Ein modernes Gegenstück dazu findet sich in »Thomas Hardy’s English«,[6] in dem er die dialektisierenden und archaisierenden Elemente dieses viktorianischen Autors (1840-1928) analysiert, wobei er wieder die literarische Technik von dem dabei genutzten sprachlichen Material trennt: die inszenierten dialektalen Züge (in diesem Fall Hardys Heimatdialekt von Dorset) müssen ja für den nicht dialektsprechenden Leser verständlich bleiben. Insofern stellt er diese stilistischen Mittel (insbesondere im Bereich von Lexikon und Phonologie) den spezifischen Idiosynkrasien Hardys entgegen (insbesondere seinen Neologismen in der Wortbildung). In dieser Linie von Stilanalysen verfaßte er auch literarische Kommentare für den Schulgebrauch, etwa »Critical commentary on Dickens’ ›A Tale of two Cities‹«[7] sowie »Chaucer’s Prologue to the Canterbury Tales«[8]. In diesem Übergangsbereich von Sprach- und Literaturbetrachtung schrieb (schreibt) er auch Beiträge zum Feuilleton.

Ein weiterer Forschungsschwerpunkt sind bei ihm die Runen als Feld der Analyse des skandinavischen Einflusses auf das ältere Englische.
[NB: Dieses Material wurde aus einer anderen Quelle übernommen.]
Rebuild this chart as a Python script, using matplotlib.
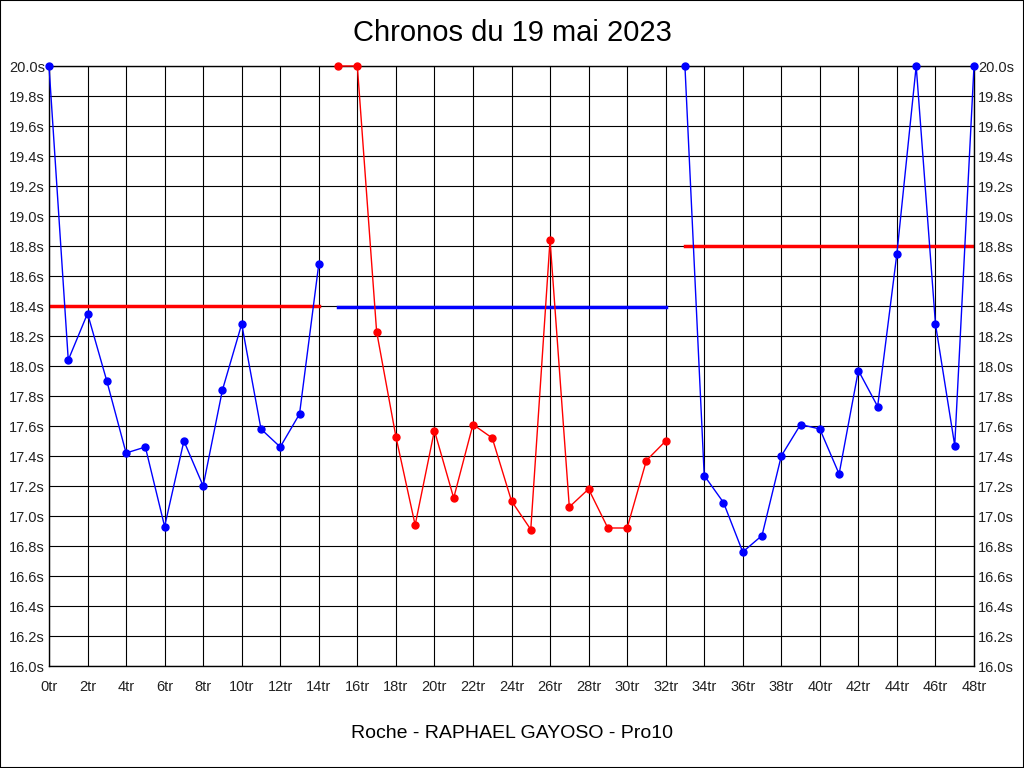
import matplotlib
matplotlib.use('Agg')
from matplotlib import pyplot as plt
from matplotlib.patches import Rectangle
import numpy as np

plt.rcParams['font.family'] = ['Liberation Sans', 'DejaVu Sans']

# laps (tr) and times (s) for each relay, with the relay average
relay1_laps = list(range(0, 15))
relay1_times = [20.0, 18.04, 18.35, 17.90, 17.42, 17.46, 16.93, 17.50,
                17.20, 17.84, 18.28, 17.58, 17.46, 17.68, 18.68]
relay1_avg = 18.40

relay2_laps = list(range(15, 33))
relay2_times = [20.0, 20.0, 18.23, 17.53, 16.94, 17.57, 17.12, 17.61, 17.52,
                17.10, 16.91, 18.84, 17.06, 17.18, 16.92, 16.92, 17.37, 17.50]
relay2_avg = 18.395

relay3_laps = list(range(33, 49))
relay3_times = [20.0, 17.27, 17.09, 16.76, 16.87, 17.40, 17.61, 17.58,
                17.28, 17.97, 17.73, 18.75, 20.0, 18.28, 17.47, 20.0]
relay3_avg = 18.80

relays = [
    (relay1_laps, relay1_times, relay1_avg, '#0000FF', '#FF0000'),
    (relay2_laps, relay2_times, relay2_avg, '#FF0000', '#0000FF'),
    (relay3_laps, relay3_times, relay3_avg, '#0000FF', '#FF0000'),
]

fig = plt.figure(figsize=(10.24, 7.68), dpi=100)
ax = fig.add_axes([49 / 1024, 1 - 666 / 768, 925 / 1024, 600 / 768])

for laps, times, avg, col, avg_col in relays:
    ax.plot(laps, times, color=col, lw=1.0, marker='o', ms=5, zorder=3, clip_on=False)
    ax.plot([laps[0], laps[-1]], [avg, avg], color=avg_col, lw=2.5, zorder=2)

ax.set_xlim(0, 48)
ax.set_ylim(16.0, 20.0)
ax.set_xticks(np.arange(0, 49, 2))
ax.set_xticklabels([f'{t}tr' for t in range(0, 49, 2)])
yt = np.arange(16.0, 20.01, 0.2)
ax.set_yticks(yt)
ax.set_yticklabels([f'{v:.1f}s' for v in yt])
ax.grid(True, color='black', lw=0.8, zorder=1)
ax.set_axisbelow(True)
ax.tick_params(length=0, labelsize=10.5, colors='#222222')
ax.tick_params(axis='y', pad=3, right=True, labelright=True)
ax.tick_params(axis='x', pad=10)
for s in ax.spines.values():
    s.set_color('black')
    s.set_linewidth(1.0)

fig.text(0.5, 1 - 33 / 768, 'Chronos du 19 mai 2023', ha='center', va='center', fontsize=21)
fig.text(0.5, 1 - 733 / 768, 'Roche - RAPHAEL GAYOSO - Pro10', ha='center', va='center', fontsize=14)

fig.patches.append(Rectangle((0, 0), 1, 1, transform=fig.transFigure, fill=False,
                             edgecolor='black', lw=1.5))

fig.savefig('out.png', dpi=100)
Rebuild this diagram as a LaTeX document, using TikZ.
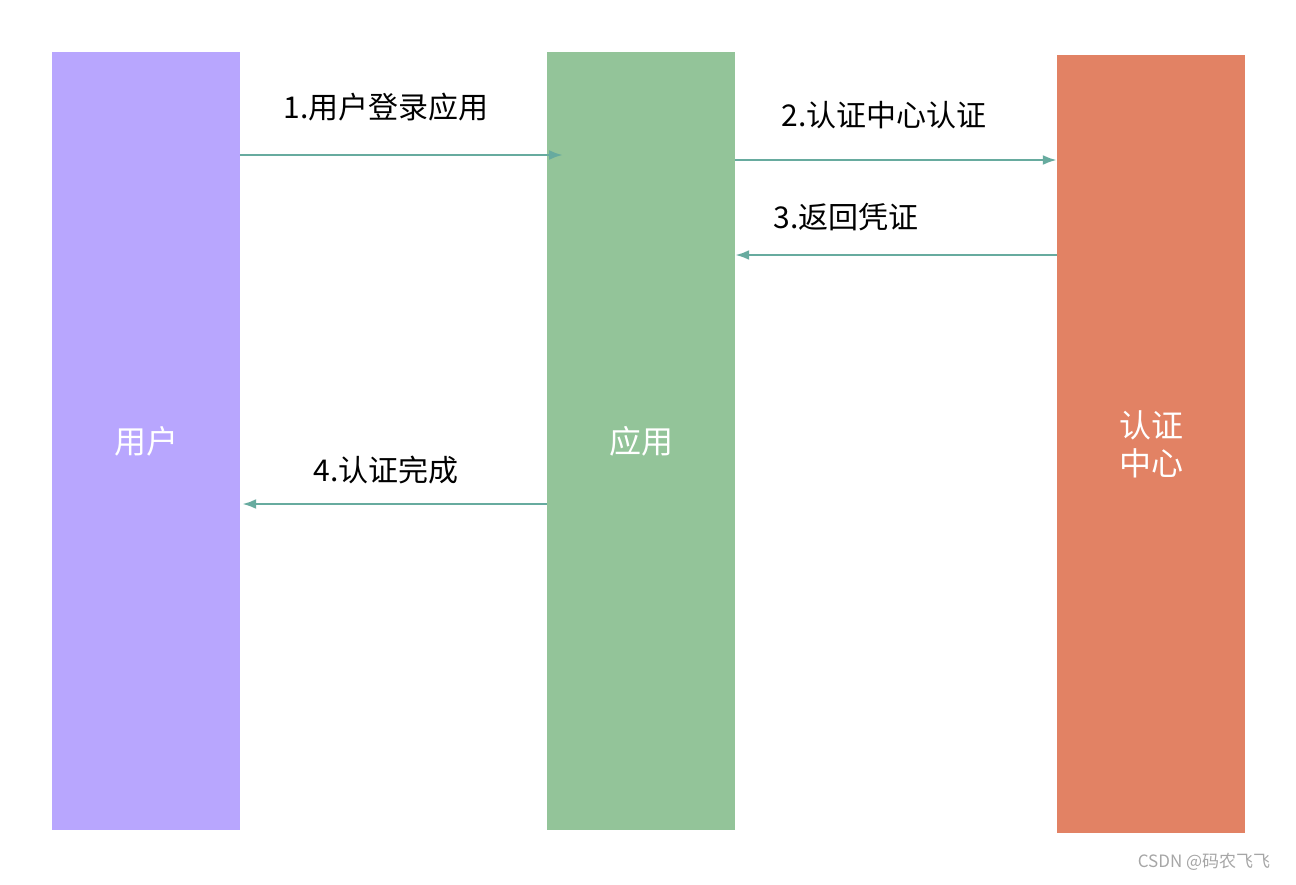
\documentclass[tikz,border=0pt]{standalone}
\usepackage{fontspec}
\setmainfont{Noto Sans CJK SC}
\definecolor{cu}{HTML}{B8A6FE}
\definecolor{ca}{HTML}{93C499}
\definecolor{cc}{HTML}{E28264}
\definecolor{ar}{HTML}{67AB9F}
\begin{document}
\begin{tikzpicture}[x=1pt,y=-1pt,
  bar/.style={draw=none,minimum width=188pt,minimum height=778pt,inner sep=0pt,text=white,font=\fontsize{32}{38}\selectfont,align=center},
  conn/.style={draw=ar,line width=2.5pt,-{Latex[length=14pt,width=10pt]}},
  lbl/.style={font=\fontsize{30}{36}\selectfont,text=black}]
\usetikzlibrary{arrows.meta}
\useasboundingbox (0,0) rectangle (1296,884);
\node[bar,fill=cu] (u) at (146,441) {用户};
\node[bar,fill=ca] (a) at (641,441) {应用};
\node[bar,fill=cc] (c) at (1151,444) {认证\\中心};
\coordinate (a1) at (563,155);
\draw[conn] (u.east|-a1) -- (a1);
\draw[conn] (a.east|-0,160) -- (c.west|-0,160);
\draw[conn] (c.west|-0,255) -- (a.east|-0,255);
\draw[conn] (a.west|-0,504) -- ([xshift=2pt]u.east|-0,504);
\node[lbl] (l1) at (386,107) {1.用户登录应用};
\node[lbl] (l2) at (884,115) {2.认证中心认证};
\node[lbl] (l3) at (846,217) {3.返回凭证};
\node[lbl] (l4) at (386,470) {4.认证完成};
\node[text=gray!70,font=\fontsize{17}{20}\selectfont] (w) at (1204,862) {CSDN @码农飞飞};
\end{tikzpicture}
\end{document}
Für ihn sind die Runen (im Gegensatz zu der wohl vorherrschenden Auffassung) eng an das Nordgermanische gebunden, das allerdings auf englischem Boden eine Sonderentwicklung nimmt, die sich in der spezifischen Runenform und der Differenzierung des Runenalphabets zeigt, s. seine »Runes: an introduction«[9] und auch seinen Überblicksartikel in dem Handbuch von Daniels/Bright.[10] In diesen Bereich gehört auch eine Studie zum Runengebrauch in der altenglischen Literatur, in der er bei dem ausgesprochen christlich orientierten Autor Cynewulf, der aber seine Werke in Runenschrift unterzeichnete, zeigt, wie die Verwendung von Runen im Text gewissermaßen eine ideographische Leseweise als besondere Textebene herstellen.[11]

Wie sehr E. sich trotz einer erfolgreichen Emigrantenkarriere noch in der deutschen Herkunftskultur zuhause fühlt, macht seine Autobiographie (Q) deutlich – bis hin in dramatische Erinnerungen an Weltkriegsereignisse.

Q: BHE; Who is who in Australia; Autobiographie in: A. Oizumi/T. Kubouchi (Hgg.), »Medieval English Language Scholarship: Autobiographies by Representative Scholars in our Discipline«, Hildesheim etc: Olms 2005: 31-47; Hinweise von M. Clyne.



[1] Max Born (1882-1970), Physiker (1954 Nobelpreis). 1933 war er aus rassistischen und politischen Gründen von seiner Professur in Göttingen entlassen worden und nach England emigriert, wo er zunächst in Cambridge, seit 1936 in Edinburgh lebte und lehrte.

[2] Leeds: Leeds UP 1984.

[3] Eine ironische Darstellung seiner lebenslangen Beschäftigung mit diesem Gegenstand gibt er in »Sir Gawain and the Wallabies: A Mystery in Seven Scenes«, in: L. Rasmussen u.a. (Hgg.), »Our Medieval Heritage« (FS J. Tillotson), Cardiff: Merton Priory Press 2002: 157-163.

[4] London: Deutsch 1974.

[5] Er definiert sein Ziel als »to look critically rather than linguistically at some of the forms Chaucer used« (S. 9).

[6] Oxford: Blackwell 1984.

[7] London: McMillan 1966.

[8] Oxford: Blackwell 1960.

[9] Manchester: Manchester UP 1959.

[10] »The runic script«, in: P. T. Daniels/W. Bright (Hgg.), »The World’s Writing Systems«, Oxford: Oxford UP 1996: 333-339.

[11] »Coming back to Cynewulf«, in: A. Bammesberger (Hg.), »Old English Runes and their continental background«, Heidelberg: Winter 1991: 231-247.